Material supplied
──────────────────────────────
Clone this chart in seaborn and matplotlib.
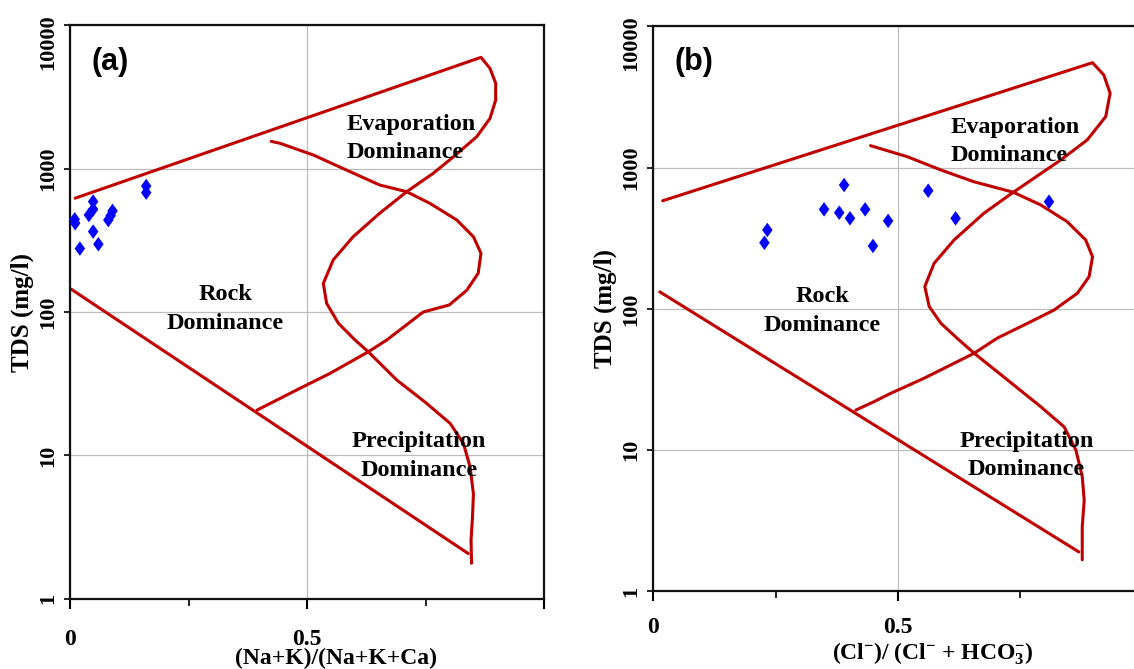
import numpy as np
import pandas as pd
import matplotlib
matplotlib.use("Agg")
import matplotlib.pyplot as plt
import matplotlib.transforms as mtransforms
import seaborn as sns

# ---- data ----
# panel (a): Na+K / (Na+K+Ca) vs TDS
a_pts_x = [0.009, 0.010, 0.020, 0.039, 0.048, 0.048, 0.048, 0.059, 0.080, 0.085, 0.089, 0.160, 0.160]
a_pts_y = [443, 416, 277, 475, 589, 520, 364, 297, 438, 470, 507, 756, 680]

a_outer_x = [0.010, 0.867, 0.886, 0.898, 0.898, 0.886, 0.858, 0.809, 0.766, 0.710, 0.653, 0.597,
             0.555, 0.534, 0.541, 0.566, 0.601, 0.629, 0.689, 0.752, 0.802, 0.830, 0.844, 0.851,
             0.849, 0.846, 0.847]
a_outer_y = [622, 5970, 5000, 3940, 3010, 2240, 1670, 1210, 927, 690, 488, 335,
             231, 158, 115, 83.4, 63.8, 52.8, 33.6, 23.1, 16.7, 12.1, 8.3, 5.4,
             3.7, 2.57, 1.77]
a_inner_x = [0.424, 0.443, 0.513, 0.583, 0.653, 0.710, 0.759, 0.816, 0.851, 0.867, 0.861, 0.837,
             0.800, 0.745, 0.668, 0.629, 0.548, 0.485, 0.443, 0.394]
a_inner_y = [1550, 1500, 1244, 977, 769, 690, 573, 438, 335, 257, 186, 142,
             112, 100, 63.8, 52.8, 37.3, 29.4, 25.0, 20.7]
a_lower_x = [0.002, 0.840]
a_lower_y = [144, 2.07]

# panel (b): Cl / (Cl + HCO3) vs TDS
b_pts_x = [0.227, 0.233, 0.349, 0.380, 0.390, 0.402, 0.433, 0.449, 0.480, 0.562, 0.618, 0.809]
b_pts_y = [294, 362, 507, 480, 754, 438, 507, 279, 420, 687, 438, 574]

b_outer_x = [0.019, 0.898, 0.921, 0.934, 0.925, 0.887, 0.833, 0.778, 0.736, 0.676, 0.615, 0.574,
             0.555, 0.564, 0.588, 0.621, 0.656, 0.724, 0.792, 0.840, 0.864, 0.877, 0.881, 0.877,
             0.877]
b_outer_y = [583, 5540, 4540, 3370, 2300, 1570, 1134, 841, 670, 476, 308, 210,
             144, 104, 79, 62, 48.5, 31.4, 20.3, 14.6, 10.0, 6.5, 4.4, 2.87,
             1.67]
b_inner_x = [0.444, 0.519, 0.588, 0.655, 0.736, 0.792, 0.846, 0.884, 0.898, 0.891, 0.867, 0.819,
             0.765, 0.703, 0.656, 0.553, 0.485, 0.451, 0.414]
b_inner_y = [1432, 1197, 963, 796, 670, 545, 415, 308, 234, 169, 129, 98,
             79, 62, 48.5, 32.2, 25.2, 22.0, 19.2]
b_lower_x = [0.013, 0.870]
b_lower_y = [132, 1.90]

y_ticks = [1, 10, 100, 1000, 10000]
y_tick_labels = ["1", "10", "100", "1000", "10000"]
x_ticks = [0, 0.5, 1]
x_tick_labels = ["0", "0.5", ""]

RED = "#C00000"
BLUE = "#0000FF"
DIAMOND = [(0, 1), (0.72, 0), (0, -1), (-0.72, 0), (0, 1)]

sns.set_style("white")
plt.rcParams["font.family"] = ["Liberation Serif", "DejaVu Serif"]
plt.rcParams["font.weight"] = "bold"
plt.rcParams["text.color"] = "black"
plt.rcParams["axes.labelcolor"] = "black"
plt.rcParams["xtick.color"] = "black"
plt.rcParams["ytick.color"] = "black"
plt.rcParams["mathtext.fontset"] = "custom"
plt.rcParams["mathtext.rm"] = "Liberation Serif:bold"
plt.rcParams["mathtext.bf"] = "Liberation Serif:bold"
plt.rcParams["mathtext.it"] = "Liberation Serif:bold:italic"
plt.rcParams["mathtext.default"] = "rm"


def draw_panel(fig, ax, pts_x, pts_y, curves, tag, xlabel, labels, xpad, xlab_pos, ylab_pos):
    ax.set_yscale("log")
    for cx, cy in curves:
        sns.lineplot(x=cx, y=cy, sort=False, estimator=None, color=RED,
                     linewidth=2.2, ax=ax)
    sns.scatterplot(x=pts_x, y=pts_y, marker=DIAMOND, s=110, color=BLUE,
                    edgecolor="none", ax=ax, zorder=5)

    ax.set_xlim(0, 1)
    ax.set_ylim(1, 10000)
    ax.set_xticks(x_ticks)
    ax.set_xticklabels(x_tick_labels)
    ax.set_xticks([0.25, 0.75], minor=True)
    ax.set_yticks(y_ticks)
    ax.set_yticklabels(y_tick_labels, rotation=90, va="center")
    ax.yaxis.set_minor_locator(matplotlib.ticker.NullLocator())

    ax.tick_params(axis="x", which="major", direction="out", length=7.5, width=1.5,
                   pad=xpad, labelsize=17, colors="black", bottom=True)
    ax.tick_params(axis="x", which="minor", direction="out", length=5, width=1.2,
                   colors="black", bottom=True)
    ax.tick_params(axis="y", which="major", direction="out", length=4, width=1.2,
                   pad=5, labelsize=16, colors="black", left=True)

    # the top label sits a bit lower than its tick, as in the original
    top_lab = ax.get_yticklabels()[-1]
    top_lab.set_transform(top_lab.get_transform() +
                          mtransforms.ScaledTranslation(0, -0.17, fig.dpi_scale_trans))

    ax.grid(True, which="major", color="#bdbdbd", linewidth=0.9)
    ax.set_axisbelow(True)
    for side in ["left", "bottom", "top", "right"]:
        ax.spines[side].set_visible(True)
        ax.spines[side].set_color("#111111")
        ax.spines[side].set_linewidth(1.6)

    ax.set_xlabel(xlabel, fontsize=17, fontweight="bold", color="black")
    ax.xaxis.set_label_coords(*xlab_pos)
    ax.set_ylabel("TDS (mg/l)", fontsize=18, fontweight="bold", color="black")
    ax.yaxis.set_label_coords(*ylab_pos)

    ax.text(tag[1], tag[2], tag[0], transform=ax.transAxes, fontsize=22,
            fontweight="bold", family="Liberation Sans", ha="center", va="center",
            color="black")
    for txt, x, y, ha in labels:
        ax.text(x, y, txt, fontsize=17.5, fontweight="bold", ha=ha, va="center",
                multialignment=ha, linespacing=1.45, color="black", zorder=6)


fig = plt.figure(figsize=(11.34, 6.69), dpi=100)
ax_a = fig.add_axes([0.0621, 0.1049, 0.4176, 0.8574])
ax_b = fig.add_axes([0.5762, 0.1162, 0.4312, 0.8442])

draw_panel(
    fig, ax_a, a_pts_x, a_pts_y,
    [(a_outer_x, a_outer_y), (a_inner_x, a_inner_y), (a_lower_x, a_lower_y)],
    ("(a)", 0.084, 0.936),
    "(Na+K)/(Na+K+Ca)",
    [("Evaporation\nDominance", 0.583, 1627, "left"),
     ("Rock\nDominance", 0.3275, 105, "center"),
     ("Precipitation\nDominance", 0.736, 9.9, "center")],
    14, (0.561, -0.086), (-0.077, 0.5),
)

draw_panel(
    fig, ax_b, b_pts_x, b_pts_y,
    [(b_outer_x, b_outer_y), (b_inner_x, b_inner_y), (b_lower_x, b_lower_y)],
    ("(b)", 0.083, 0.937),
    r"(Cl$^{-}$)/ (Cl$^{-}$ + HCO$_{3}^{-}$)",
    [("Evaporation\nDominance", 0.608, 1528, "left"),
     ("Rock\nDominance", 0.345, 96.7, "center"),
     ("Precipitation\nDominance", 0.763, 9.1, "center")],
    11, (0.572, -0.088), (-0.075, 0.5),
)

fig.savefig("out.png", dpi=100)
──────────────────────────────
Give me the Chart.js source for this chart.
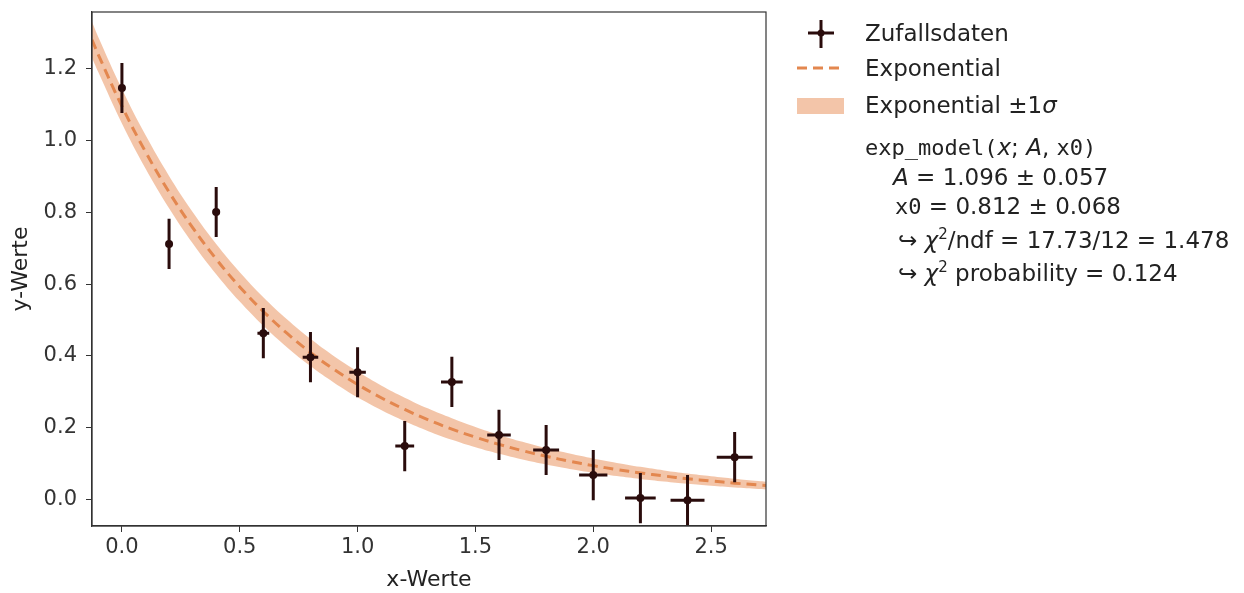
──────────────────────────────
Requirements
The lines to print start at the line containing "Clone this chart in seaborn and matplotlib." and end at the line containing "import seaborn as sns"; print them exactly, both ends included, and leave out every picture.

Solution to the exercise
Clone this chart in seaborn and matplotlib.
import numpy as np
import pandas as pd
import matplotlib
matplotlib.use("Agg")
import matplotlib.pyplot as plt
import matplotlib.transforms as mtransforms
import seaborn as sns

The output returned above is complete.